• Requirement:
Repeat exactly the lines from the start of the records below through the line that contains "import pandas as pd", including both.

## start Information given

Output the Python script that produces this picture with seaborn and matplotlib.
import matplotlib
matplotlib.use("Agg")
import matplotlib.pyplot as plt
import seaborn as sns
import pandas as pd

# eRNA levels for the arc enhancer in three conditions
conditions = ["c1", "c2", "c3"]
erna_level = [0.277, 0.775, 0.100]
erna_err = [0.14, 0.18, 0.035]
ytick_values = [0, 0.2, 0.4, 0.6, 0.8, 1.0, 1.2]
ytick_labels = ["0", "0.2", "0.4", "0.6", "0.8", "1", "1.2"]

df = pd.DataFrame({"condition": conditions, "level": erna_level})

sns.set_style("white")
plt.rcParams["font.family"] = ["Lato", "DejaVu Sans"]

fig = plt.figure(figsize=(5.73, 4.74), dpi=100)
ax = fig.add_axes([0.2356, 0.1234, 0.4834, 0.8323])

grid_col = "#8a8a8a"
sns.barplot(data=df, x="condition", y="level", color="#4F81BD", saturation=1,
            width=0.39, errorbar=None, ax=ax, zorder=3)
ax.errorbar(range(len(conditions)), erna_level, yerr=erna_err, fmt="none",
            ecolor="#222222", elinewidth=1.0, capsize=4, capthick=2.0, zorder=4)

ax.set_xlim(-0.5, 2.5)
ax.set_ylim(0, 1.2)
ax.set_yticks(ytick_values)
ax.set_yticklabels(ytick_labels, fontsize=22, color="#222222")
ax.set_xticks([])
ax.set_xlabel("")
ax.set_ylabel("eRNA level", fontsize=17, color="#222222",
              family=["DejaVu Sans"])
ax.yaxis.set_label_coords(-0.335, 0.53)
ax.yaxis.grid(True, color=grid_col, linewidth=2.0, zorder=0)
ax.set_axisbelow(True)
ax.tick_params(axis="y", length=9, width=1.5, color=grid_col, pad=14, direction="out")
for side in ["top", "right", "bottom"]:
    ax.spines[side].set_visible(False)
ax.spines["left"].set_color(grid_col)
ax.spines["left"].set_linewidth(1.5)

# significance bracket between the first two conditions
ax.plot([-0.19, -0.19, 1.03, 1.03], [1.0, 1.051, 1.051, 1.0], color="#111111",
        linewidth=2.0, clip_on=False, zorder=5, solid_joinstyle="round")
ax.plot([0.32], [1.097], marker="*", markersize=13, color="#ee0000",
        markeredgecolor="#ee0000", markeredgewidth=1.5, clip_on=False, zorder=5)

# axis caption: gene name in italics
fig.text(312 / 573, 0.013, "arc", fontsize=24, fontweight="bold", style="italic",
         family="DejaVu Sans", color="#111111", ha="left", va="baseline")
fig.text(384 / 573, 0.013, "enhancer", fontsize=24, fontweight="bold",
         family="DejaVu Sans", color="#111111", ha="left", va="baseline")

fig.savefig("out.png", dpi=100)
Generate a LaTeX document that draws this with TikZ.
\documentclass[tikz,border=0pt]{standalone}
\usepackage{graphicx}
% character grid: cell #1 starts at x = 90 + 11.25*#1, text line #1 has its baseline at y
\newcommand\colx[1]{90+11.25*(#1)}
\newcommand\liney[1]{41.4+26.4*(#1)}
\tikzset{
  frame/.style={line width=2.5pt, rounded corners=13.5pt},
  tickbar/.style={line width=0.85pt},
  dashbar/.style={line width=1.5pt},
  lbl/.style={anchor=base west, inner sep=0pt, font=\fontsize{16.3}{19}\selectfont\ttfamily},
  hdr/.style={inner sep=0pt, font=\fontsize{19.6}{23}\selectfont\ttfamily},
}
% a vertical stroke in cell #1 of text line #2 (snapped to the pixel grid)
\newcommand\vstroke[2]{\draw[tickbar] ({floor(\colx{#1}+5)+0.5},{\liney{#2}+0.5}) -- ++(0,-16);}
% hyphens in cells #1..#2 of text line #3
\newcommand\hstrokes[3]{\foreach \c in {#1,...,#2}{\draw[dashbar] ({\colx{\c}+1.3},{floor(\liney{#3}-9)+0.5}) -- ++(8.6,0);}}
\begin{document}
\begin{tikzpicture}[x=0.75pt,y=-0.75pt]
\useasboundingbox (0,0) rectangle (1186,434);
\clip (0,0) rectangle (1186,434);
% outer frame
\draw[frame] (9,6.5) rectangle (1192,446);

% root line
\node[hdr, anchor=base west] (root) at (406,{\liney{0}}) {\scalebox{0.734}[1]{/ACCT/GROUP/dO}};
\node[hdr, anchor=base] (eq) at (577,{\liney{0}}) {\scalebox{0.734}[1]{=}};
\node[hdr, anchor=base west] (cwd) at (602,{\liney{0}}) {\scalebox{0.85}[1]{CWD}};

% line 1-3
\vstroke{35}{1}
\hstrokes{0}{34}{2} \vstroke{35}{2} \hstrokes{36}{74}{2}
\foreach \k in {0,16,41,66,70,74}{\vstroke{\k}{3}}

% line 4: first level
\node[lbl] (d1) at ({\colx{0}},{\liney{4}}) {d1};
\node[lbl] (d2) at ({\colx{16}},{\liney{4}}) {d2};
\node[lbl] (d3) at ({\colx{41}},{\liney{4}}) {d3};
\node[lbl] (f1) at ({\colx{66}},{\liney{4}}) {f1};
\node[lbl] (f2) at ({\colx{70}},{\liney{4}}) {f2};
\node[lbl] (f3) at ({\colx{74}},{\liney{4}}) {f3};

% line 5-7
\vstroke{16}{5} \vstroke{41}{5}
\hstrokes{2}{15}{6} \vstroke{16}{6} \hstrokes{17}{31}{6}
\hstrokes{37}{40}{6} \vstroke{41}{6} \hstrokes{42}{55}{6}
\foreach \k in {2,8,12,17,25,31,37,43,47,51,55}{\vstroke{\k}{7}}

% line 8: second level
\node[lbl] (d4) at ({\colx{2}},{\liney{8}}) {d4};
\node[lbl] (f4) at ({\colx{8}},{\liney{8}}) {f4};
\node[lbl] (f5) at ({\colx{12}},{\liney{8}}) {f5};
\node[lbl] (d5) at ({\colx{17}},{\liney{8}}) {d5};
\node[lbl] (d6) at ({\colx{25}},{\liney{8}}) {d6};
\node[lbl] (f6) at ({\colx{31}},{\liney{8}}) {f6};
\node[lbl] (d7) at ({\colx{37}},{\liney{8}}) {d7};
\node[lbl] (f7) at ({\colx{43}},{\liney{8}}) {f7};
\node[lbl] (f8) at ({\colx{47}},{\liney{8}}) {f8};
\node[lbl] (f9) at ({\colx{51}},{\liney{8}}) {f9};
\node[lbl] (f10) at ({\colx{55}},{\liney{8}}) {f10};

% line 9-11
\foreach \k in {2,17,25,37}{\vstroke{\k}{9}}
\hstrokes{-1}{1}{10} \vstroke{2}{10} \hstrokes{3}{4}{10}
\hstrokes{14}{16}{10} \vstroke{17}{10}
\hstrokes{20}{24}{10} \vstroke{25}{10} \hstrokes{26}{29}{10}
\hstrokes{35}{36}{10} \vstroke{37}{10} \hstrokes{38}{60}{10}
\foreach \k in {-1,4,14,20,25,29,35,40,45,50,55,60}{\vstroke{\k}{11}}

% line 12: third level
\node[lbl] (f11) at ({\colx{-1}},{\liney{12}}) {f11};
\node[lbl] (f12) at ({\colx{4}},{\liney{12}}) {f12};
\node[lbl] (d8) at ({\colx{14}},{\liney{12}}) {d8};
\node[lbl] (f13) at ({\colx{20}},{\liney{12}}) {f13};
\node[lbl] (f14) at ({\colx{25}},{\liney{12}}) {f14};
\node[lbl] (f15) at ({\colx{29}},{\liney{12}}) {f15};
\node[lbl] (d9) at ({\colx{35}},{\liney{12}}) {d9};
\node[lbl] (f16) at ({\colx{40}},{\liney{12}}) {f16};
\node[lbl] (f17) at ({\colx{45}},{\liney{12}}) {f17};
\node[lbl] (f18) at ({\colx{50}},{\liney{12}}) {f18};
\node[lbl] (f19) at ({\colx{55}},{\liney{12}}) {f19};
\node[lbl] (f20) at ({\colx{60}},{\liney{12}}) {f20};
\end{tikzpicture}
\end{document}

## end Information given

• Response to the task:
Output the Python script that produces this picture with seaborn and matplotlib.
import matplotlib
matplotlib.use("Agg")
import matplotlib.pyplot as plt
import seaborn as sns
import pandas as pd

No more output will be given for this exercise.